Copy out the listing that follows, exactly, without its pictures.

>> BEGIN Raw data

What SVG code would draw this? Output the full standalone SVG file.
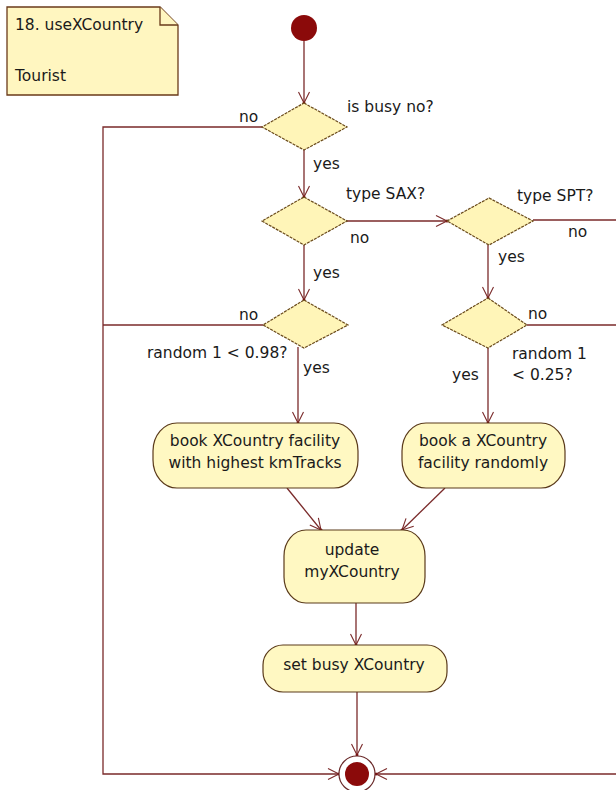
<svg xmlns="http://www.w3.org/2000/svg" width="616" height="790" viewBox="0 0 616 790">
  <style>
    text { font-family: "DejaVu Sans", Verdana, sans-serif; font-size: 15.5px; fill: #1a1a1a; }
    .mid { text-anchor: middle; }
    .edge { fill: none; stroke: #7a2a2a; stroke-width: 1.3; }
    .act { fill: #fff8c2; stroke: #5a3a1a; stroke-width: 1.2; }
    .dec { fill: #fff5b8; stroke: #6a4a1a; stroke-width: 1.2; stroke-dasharray: 3 1; }
    .note { fill: #fff6c0; stroke: #6a3a1a; stroke-width: 1.3; }
    .solid { fill: #8b0a0a; }
  </style>
  <defs>
    <marker id="arrow" viewBox="-12 -7 14 14" refX="0" refY="0" markerWidth="14" markerHeight="14" markerUnits="userSpaceOnUse" orient="auto">
      <path d="M-11,-5.5 L0,0 L-11,5.5" fill="none" stroke="#7a2a2a" stroke-width="1.1"/>
      <circle cx="0" cy="0" r="1.5" fill="#7a1010"/>
    </marker>
  </defs>

  <!-- note -->
  <g id="note">
    <path class="note" d="M7,7 H160 L178,25 V95 H7 Z"/>
    <path class="note" d="M160,7 V25 H178" fill="none"/>
    <text x="15" y="30">18. useXCountry</text>
    <text x="15" y="81">Tourist</text>
  </g>

  <!-- connectors -->
  <g id="connectors">
    <line class="edge" x1="304" y1="41" x2="304" y2="103" marker-end="url(#arrow)"/>
    <line class="edge" x1="304" y1="150" x2="304" y2="197" marker-end="url(#arrow)"/>
    <line class="edge" x1="304" y1="245" x2="304" y2="300" marker-end="url(#arrow)"/>
    <line class="edge" x1="298" y1="347" x2="298" y2="423" marker-end="url(#arrow)"/>
    <line class="edge" x1="347" y1="221" x2="447" y2="221" marker-end="url(#arrow)"/>
    <line class="edge" x1="488" y1="245" x2="488" y2="298" marker-end="url(#arrow)"/>
    <line class="edge" x1="488" y1="348" x2="488" y2="423" marker-end="url(#arrow)"/>
    <line class="edge" x1="287" y1="488" x2="321" y2="530" marker-end="url(#arrow)"/>
    <line class="edge" x1="445" y1="488" x2="402" y2="530" marker-end="url(#arrow)"/>
    <line class="edge" x1="356" y1="603" x2="356" y2="645" marker-end="url(#arrow)"/>
    <line class="edge" x1="357" y1="692" x2="357" y2="755" marker-end="url(#arrow)"/>
    <!-- left return path -->
    <polyline class="edge" points="262,127 103,127 103,774 339,774" marker-end="url(#arrow)"/>
    <line class="edge" x1="263" y1="325" x2="103" y2="325"/>
    <!-- right return path -->
    <line class="edge" x1="533" y1="220" x2="620" y2="220"/>
    <line class="edge" x1="527" y1="325" x2="620" y2="325"/>
    <line class="edge" x1="620" y1="774" x2="376" y2="774" marker-end="url(#arrow)"/>
    <!-- guard labels -->
    <text x="347" y="112">is busy no?</text>
    <text x="239" y="122">no</text>
    <text x="313" y="169">yes</text>
    <text x="346" y="199">type SAX?</text>
    <text x="350" y="243">no</text>
    <text x="313" y="278">yes</text>
    <text x="517" y="201">type SPT?</text>
    <text x="568" y="237">no</text>
    <text x="498" y="262">yes</text>
    <text x="239" y="320">no</text>
    <text x="147" y="358">random 1 &lt; 0.98?</text>
    <text x="303" y="373">yes</text>
    <text x="528" y="319">no</text>
    <text x="512" y="359">random 1</text>
    <text x="512" y="380">&lt; 0.25?</text>
    <text x="452" y="380">yes</text>
  </g>

  <!-- start -->
  <g id="start">
    <circle class="solid" cx="304" cy="28" r="13"/>
  </g>

  <!-- decisions -->
  <g id="isBusy">
    <polygon class="dec" points="304,103 347,127 304,150 262,127"/>
  </g>
  <g id="typeSAX">
    <polygon class="dec" points="304,197 347,221 304,245 262,221"/>
  </g>
  <g id="random098">
    <polygon class="dec" points="304,300 348,325 304,348 263,325"/>
  </g>
  <g id="typeSPT">
    <polygon class="dec" points="489,198 533,221 489,245 447,221"/>
  </g>
  <g id="random025">
    <polygon class="dec" points="488,298 527,325 488,348 442,325"/>
  </g>

  <!-- actions -->
  <g id="bookHighest">
    <rect class="act" x="153" y="423" width="205" height="65" rx="24" ry="28"/>
    <text class="mid" x="255" y="446">book XCountry facility</text>
    <text class="mid" x="255" y="468">with highest kmTracks</text>
  </g>
  <g id="bookRandom">
    <rect class="act" x="402" y="423" width="163" height="65" rx="24" ry="28"/>
    <text class="mid" x="483" y="446">book a XCountry</text>
    <text class="mid" x="483" y="468">facility randomly</text>
  </g>
  <g id="updateMy">
    <rect class="act" x="284" y="530" width="141" height="73" rx="22" ry="26"/>
    <text class="mid" x="352" y="555">update</text>
    <text class="mid" x="352" y="577">myXCountry</text>
  </g>
  <g id="setBusy">
    <rect class="act" x="263" y="645" width="184" height="47" rx="20" ry="20"/>
    <text class="mid" x="354" y="670">set busy XCountry</text>
  </g>

  <!-- final -->
  <g id="final">
    <circle cx="357" cy="774" r="18" fill="#ffffff" stroke="#6a2a2a" stroke-width="1.2"/>
    <circle class="solid" cx="357" cy="774" r="12"/>
  </g>
</svg>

>> END Raw data

Result below:
What SVG code would draw this? Output the full standalone SVG file.
<svg xmlns="http://www.w3.org/2000/svg" width="616" height="790" viewBox="0 0 616 790">
  <style>
    text { font-family: "DejaVu Sans", Verdana, sans-serif; font-size: 15.5px; fill: #1a1a1a; }
    .mid { text-anchor: middle; }
    .edge { fill: none; stroke: #7a2a2a; stroke-width: 1.3; }
    .act { fill: #fff8c2; stroke: #5a3a1a; stroke-width: 1.2; }
    .dec { fill: #fff5b8; stroke: #6a4a1a; stroke-width: 1.2; stroke-dasharray: 3 1; }
    .note { fill: #fff6c0; stroke: #6a3a1a; stroke-width: 1.3; }
    .solid { fill: #8b0a0a; }
  </style>
  <defs>
    <marker id="arrow" viewBox="-12 -7 14 14" refX="0" refY="0" markerWidth="14" markerHeight="14" markerUnits="userSpaceOnUse" orient="auto">
      <path d="M-11,-5.5 L0,0 L-11,5.5" fill="none" stroke="#7a2a2a" stroke-width="1.1"/>
      <circle cx="0" cy="0" r="1.5" fill="#7a1010"/>
    </marker>
  </defs>

  <!-- note -->
  <g id="note">
    <path class="note" d="M7,7 H160 L178,25 V95 H7 Z"/>
    <path class="note" d="M160,7 V25 H178" fill="none"/>
    <text x="15" y="30">18. useXCountry</text>
    <text x="15" y="81">Tourist</text>
  </g>

  <!-- connectors -->
  <g id="connectors">
    <line class="edge" x1="304" y1="41" x2="304" y2="103" marker-end="url(#arrow)"/>
    <line class="edge" x1="304" y1="150" x2="304" y2="197" marker-end="url(#arrow)"/>
    <line class="edge" x1="304" y1="245" x2="304" y2="300" marker-end="url(#arrow)"/>
    <line class="edge" x1="298" y1="347" x2="298" y2="423" marker-end="url(#arrow)"/>
    <line class="edge" x1="347" y1="221" x2="447" y2="221" marker-end="url(#arrow)"/>
    <line class="edge" x1="488" y1="245" x2="488" y2="298" marker-end="url(#arrow)"/>
    <line class="edge" x1="488" y1="348" x2="488" y2="423" marker-end="url(#arrow)"/>
    <line class="edge" x1="287" y1="488" x2="321" y2="530" marker-end="url(#arrow)"/>
    <line class="edge" x1="445" y1="488" x2="402" y2="530" marker-end="url(#arrow)"/>
    <line class="edge" x1="356" y1="603" x2="356" y2="645" marker-end="url(#arrow)"/>
    <line class="edge" x1="357" y1="692" x2="357" y2="755" marker-end="url(#arrow)"/>
    <!-- left return path -->
    <polyline class="edge" points="262,127 103,127 103,774 339,774" marker-end="url(#arrow)"/>
    <line class="edge" x1="263" y1="325" x2="103" y2="325"/>
    <!-- right return path -->
    <line class="edge" x1="533" y1="220" x2="620" y2="220"/>
    <line class="edge" x1="527" y1="325" x2="620" y2="325"/>
    <line class="edge" x1="620" y1="774" x2="376" y2="774" marker-end="url(#arrow)"/>
    <!-- guard labels -->
    <text x="347" y="112">is busy no?</text>
    <text x="239" y="122">no</text>
    <text x="313" y="169">yes</text>
    <text x="346" y="199">type SAX?</text>
    <text x="350" y="243">no</text>
    <text x="313" y="278">yes</text>
    <text x="517" y="201">type SPT?</text>
    <text x="568" y="237">no</text>
    <text x="498" y="262">yes</text>
    <text x="239" y="320">no</text>
    <text x="147" y="358">random 1 &lt; 0.98?</text>
    <text x="303" y="373">yes</text>
    <text x="528" y="319">no</text>
    <text x="512" y="359">random 1</text>
    <text x="512" y="380">&lt; 0.25?</text>
    <text x="452" y="380">yes</text>
  </g>

  <!-- start -->
  <g id="start">
    <circle class="solid" cx="304" cy="28" r="13"/>
  </g>

  <!-- decisions -->
  <g id="isBusy">
    <polygon class="dec" points="304,103 347,127 304,150 262,127"/>
  </g>
  <g id="typeSAX">
    <polygon class="dec" points="304,197 347,221 304,245 262,221"/>
  </g>
  <g id="random098">
    <polygon class="dec" points="304,300 348,325 304,348 263,325"/>
  </g>
  <g id="typeSPT">
    <polygon class="dec" points="489,198 533,221 489,245 447,221"/>
  </g>
  <g id="random025">
    <polygon class="dec" points="488,298 527,325 488,348 442,325"/>
  </g>

  <!-- actions -->
  <g id="bookHighest">
    <rect class="act" x="153" y="423" width="205" height="65" rx="24" ry="28"/>
    <text class="mid" x="255" y="446">book XCountry facility</text>
    <text class="mid" x="255" y="468">with highest kmTracks</text>
  </g>
  <g id="bookRandom">
    <rect class="act" x="402" y="423" width="163" height="65" rx="24" ry="28"/>
    <text class="mid" x="483" y="446">book a XCountry</text>
    <text class="mid" x="483" y="468">facility randomly</text>
  </g>
  <g id="updateMy">
    <rect class="act" x="284" y="530" width="141" height="73" rx="22" ry="26"/>
    <text class="mid" x="352" y="555">update</text>
    <text class="mid" x="352" y="577">myXCountry</text>
  </g>
  <g id="setBusy">
    <rect class="act" x="263" y="645" width="184" height="47" rx="20" ry="20"/>
    <text class="mid" x="354" y="670">set busy XCountry</text>
  </g>

  <!-- final -->
  <g id="final">
    <circle cx="357" cy="774" r="18" fill="#ffffff" stroke="#6a2a2a" stroke-width="1.2"/>
    <circle class="solid" cx="357" cy="774" r="12"/>
  </g>
</svg>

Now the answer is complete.